The good news: Despite their best efforts, the folks at CERN failed to produce a black hole that sucked the entire earth into it! That would have been cool. The bad news is for string theory. What might be one of the few empirical tests for that tangle of math and stuff seems to have come out negative. From CERN:
The CMS experiment at CERN’s Large Hadron Collider (LHC) has completed a search for microscopic black holes produced in high-energy proton-proton collisions. No evidence for their production was found and their production has been excluded up to a black hole mass of 3.5-4.5 TeV (1012 electron volts) in a variety of theoretical models.
Microscopic black holes are predicted to exist in some theoretical models that attempt to unify General Relativity and Quantum Mechanics by postulating the existence of extra “curled-up” dimensions, in addition to the three familiar spatial dimensions. At the high energies of the Large Hadron Collider, such theories predict that particles may collide “closely enough” to be sensitive to these postulated extra dimensions. In such a case, the colliding particles could interact gravitationally with strengths similar to those of the other three fundamental forces – the Electromagnetic, Weak and Strong interactions. The two colliding particles might then form a microscopic black hole.

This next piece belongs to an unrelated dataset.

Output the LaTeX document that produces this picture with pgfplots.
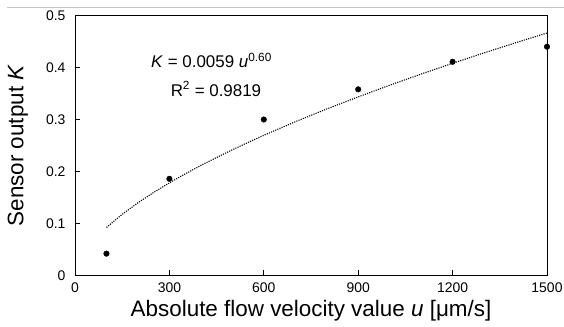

If it were so produced, a microscopic black hole would evaporate immediately, producing a distinctive spray of sub-atomic particles of normal matter. These would then be observed in the high-precision CMS detector that surrounds the LHC collision point. CMS has searched for such events amongst all the proton-proton collisions recorded during the 2010 LHC running at 7 TeV centre-of-mass energy (3.5 TeV per proton beam).
No experimental evidence for microscopic black holes has been found. This non-observation rules out the existence of microscopic black holes up to a mass of 3.5-4.5 TeV for a range of theoretical models that postulate extra dimensions.
The CMS results have been submitted for publication in the Physics Letters journal. CMS will take much more data next year when the LHC resumes running in early 2011 after a brief technical stop.